Geithner: We Will Go Off The Fiscal Cliff If Republicans Insist On Extending Tax Cuts For The Rich

Treasury Secretary Timothy Geithner said that Republicans will be to blame if Congress can’t pass a balanced plan to avert the so-called fiscal cliff and insisted that President Obama would not sign a proposal that extends President Bush’s tax cuts for the richest 2 percent of Americans.

Asked, during an appearance on Fox News Sunday, if the country would avert the mix of automatic spending cuts and tax increases that are scheduled to go into effect next year, Geithner insisted that it could, but only if Republicans allowed lower taxes on the wealthiest to expire:

CHRIS WALLACE (HOST): Last question, can you promise that we will not go over the cliff?

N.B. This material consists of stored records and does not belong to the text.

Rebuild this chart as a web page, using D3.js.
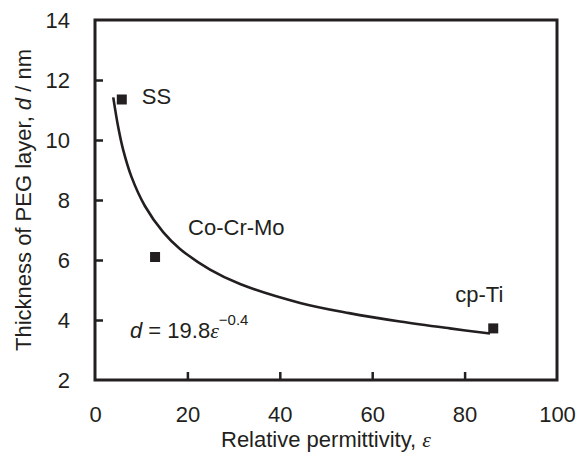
<!DOCTYPE html>
<html><head><meta charset="utf-8">
<script src="https://cdn.jsdelivr.net/npm/d3@7"></script>
<style>body{margin:0;background:#fff}svg{display:block}text{font-family:"Liberation Sans",Arial,sans-serif;fill:#231f20}</style>
</head><body><svg id="c" width="578" height="457"></svg>
<script>
// data
const materials = ["SS", "Co-Cr-Mo", "cp-Ti"];
const permittivity = [5.8, 13.0, 86.2];
const thickness = [11.35, 6.1, 3.72];
// fitted curve (d = 19.8 ε^-0.4)
const fitEps = [3.95, 5, 6.1, 7.9, 10.8, 14.8, 18.4, 24.9, 31.4, 44.4, 55, 66, 76.8, 85.5];
const fitD   = [11.42, 10.45, 9.67, 8.77, 7.8, 6.92, 6.37, 5.68, 5.2, 4.57, 4.23, 3.95, 3.72, 3.55];
const xTicks = [0, 20, 40, 60, 80, 100];
const yTicks = [2, 4, 6, 8, 10, 12, 14];
const labelOffsets = [[20, 4], [33, -22], [-38, -26]];

const svg = d3.select("#c");
const L = 95, R = 557, T = 20, B = 380;
const x = d3.scaleLinear().domain([0, 100]).range([L, R]);
const y = d3.scaleLinear().domain([2, 14]).range([B, T]);
const ink = "#231f20";
const FS = 22;

// frame
svg.append("rect").attr("x", L).attr("y", T).attr("width", R - L).attr("height", B - T)
  .attr("fill", "none").attr("stroke", ink).attr("stroke-width", 3);

// axes with inward ticks
const xa = svg.append("g").attr("transform", `translate(0,${B})`)
  .call(d3.axisBottom(x).tickValues(xTicks).tickSize(-8).tickPadding(26).tickFormat(d3.format("d")));
const ya = svg.append("g").attr("transform", `translate(${L},0)`)
  .call(d3.axisLeft(y).tickValues(yTicks).tickSize(-8).tickPadding(25).tickFormat(d3.format("d")));
[xa, ya].forEach(g => {
  g.select(".domain").remove();
  g.selectAll(".tick line").attr("stroke", ink).attr("stroke-width", 2.5);
  g.selectAll(".tick text").attr("font-size", FS).attr("fill", ink)
    .style("font-family", '"Liberation Sans", Arial, sans-serif');
});
xa.selectAll(".tick").filter(d => d === 0 || d === 100).select("line").remove();
ya.selectAll(".tick").filter(d => d === 2 || d === 14).select("line").remove();
xa.selectAll(".tick text").attr("dy", "0.71em");

// fit curve
const line = d3.line().x((d, i) => x(fitEps[i])).y(d => y(d)).curve(d3.curveCatmullRom.alpha(0.5));
svg.append("path").attr("d", line(fitD)).attr("fill", "none").attr("stroke", ink).attr("stroke-width", 2.6);

// points
svg.selectAll(".pt").data(permittivity).join("rect").attr("class", "pt")
  .attr("x", d => x(d) - 5).attr("y", (d, i) => y(thickness[i]) - 5)
  .attr("width", 10).attr("height", 10).attr("fill", ink);

// point labels
svg.selectAll(".lab").data(materials).join("text").attr("class", "lab")
  .attr("x", (d, i) => x(permittivity[i]) + labelOffsets[i][0])
  .attr("y", (d, i) => y(thickness[i]) + labelOffsets[i][1])
  .attr("font-size", FS).text(d => d);

// equation
const eq = svg.append("text").attr("x", 130).attr("y", 338).attr("font-size", FS);
eq.append("tspan").attr("font-style", "italic").text("d");
eq.append("tspan").text(" = 19.8");
eq.append("tspan").attr("font-style", "italic").style("font-family", '"Liberation Serif", serif').text("ε");
eq.append("tspan").attr("font-size", 15).attr("dy", -13).text("−0.4");

// axis titles
const xt = svg.append("text").attr("x", (L + R) / 2).attr("y", 447).attr("text-anchor", "middle").attr("font-size", FS);
xt.append("tspan").text("Relative permittivity, ");
xt.append("tspan").attr("font-style", "italic").style("font-family", '"Liberation Serif", serif').text("ε");

const yt = svg.append("text").attr("transform", `translate(31,${(T + B) / 2}) rotate(-90)`)
  .attr("text-anchor", "middle").attr("font-size", FS);
yt.append("tspan").text("Thickness of PEG layer, ");
yt.append("tspan").attr("font-style", "italic").text("d");
yt.append("tspan").text(" / nm");
</script></body></html>
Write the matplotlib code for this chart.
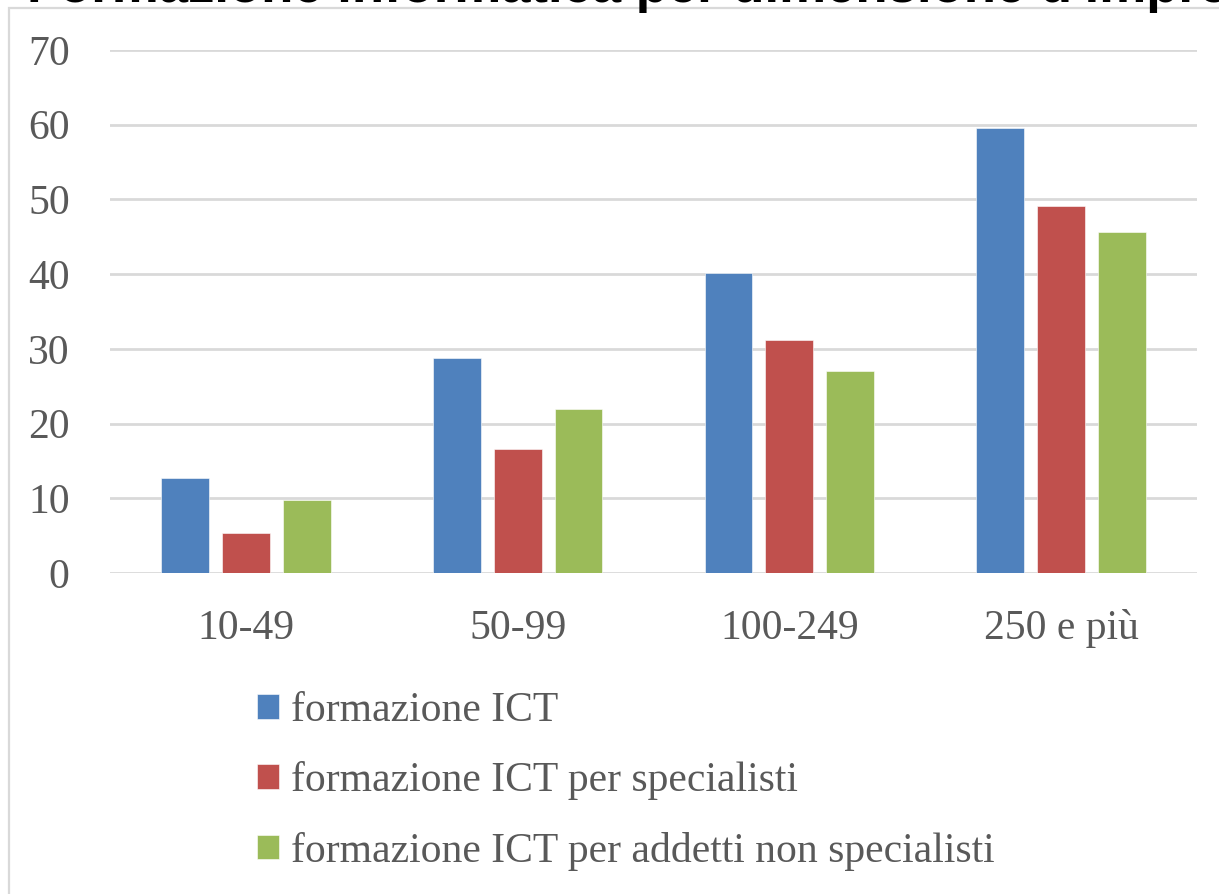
import numpy as np
import matplotlib.pyplot as plt
from matplotlib.patches import Rectangle

categories = ["10-49", "50-99", "100-249", "250 e più"]
series_names = [
    "formazione ICT",
    "formazione ICT per specialisti",
    "formazione ICT per addetti non specialisti",
]
formazione_ict = [12.7, 28.8, 40.2, 59.6]
ict_specialisti = [5.3, 16.6, 31.2, 49.1]
ict_non_specialisti = [9.8, 22.0, 27.0, 45.6]
colors = ["#4f81bd", "#c0504d", "#9bbb59"]
yticks = [0, 10, 20, 30, 40, 50, 60, 70]

W, H = 1219, 894
fig = plt.figure(figsize=(W / 100, H / 100), dpi=100)

# chart frame (runs off the right/bottom edge like the screenshot)
fig.patches.append(Rectangle((9 / W, -0.1), 1.2, 1 - 8 / H + 0.1,
                             transform=fig.transFigure, fill=False,
                             edgecolor="#d9d9d9", linewidth=1.6))

# title, cut off at the top in the original
fig.text(27 / W, 1 - 2 / H, "Formazione informatica per dimensione d'impresa",
         fontsize=38, fontweight="bold", family="Liberation Sans",
         va="baseline", ha="left", color="black")

ax = fig.add_axes([110 / W, 1 - 573 / H, (1197 - 110) / W, (573 - 50) / H])
x = np.arange(len(categories))
width = 0.176
step = 0.224
data = [formazione_ict, ict_specialisti, ict_non_specialisti]
for i, (vals, name) in enumerate(zip(data, series_names)):
    ax.bar(x + (i - 1) * step, vals, width, color=colors[i], label=name,
           zorder=3, edgecolor="white", linewidth=0.4)

ax.set_xlim(-0.5, len(categories) - 0.5)
ax.set_ylim(0, 70)
ax.set_yticks(yticks)
ax.set_xticks(x)
ax.set_xticklabels(categories)
ax.grid(axis="y", color="#d9d9d9", linewidth=2, zorder=0)
for s in ax.spines.values():
    s.set_visible(False)
ax.tick_params(axis="both", length=0, colors="#595959", labelsize=30)
ax.tick_params(axis="y", pad=29)
ax.tick_params(axis="x", pad=26)
for lab in ax.get_xticklabels() + ax.get_yticklabels():
    lab.set_family("Liberation Serif")

leg = fig.legend(loc="upper left", bbox_to_anchor=(240 / W, 1 - 675 / H),
                 frameon=False, prop={"family": "Liberation Serif", "size": 30},
                 handlelength=0.53, handleheight=0.53, handletextpad=0.3,
                 labelspacing=0.75, borderaxespad=0)
for t in leg.get_texts():
    t.set_color("#595959")

fig.savefig("out.png", dpi=100)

GEITHNER: No, I can’t promise that. That is a decision that lies in the hands of the Republicans, that are now opposing increases in tax rates, if they recognize the reality, that we cannot afford to extend the tax rates we have the basis for an agreement that would be good for the American people.

WALLACE: And the President bears no responsibility, it is all up to the Republicans?

GEITHNER: Chris, ask yourself this question, why does it make sense for the country to force tax increases on all Americans, because a small group of Republicans want to extend tax rates for 2% of Americans — why does that make any sense? There is no reason why it should happen, we can’t afford the tax rates, that is like the deep tragic lesson of the last decade, we and not afford them and will not get through it, to the end now, without a recognition of the Republicans to that basic reality and that will be the responsible thing to do and my judgment is, they are going to do it because there is no alternative to that.

The Treasury Secretary also laid out the administration’s proposal for averting the cliff, stressing that the mix of increased revenue and entitlement cuts are grounded in proposals the administration included in the President’s FY 2013 budget and offered during the 2011 budget negotiations.


Alongside the $1.6 trillion in tax increases and $80 billion in investments that Obama is offering, he is also agreeing to $600 billion in “reforms and savings, to our health care and other government programs.” The reductions, Geithner said, are on top of “the trillion dollars in spending cuts we agreed with republicans, last year, on defense and a range of other government programs.”

Republicans have demagogued the proposal. They oppose raising marginal tax rates, but are open to increasing revenue by closing loopholes and deductions, so long as those reforms are tied to unspecified “structural” changes to Medicare and Medicaid.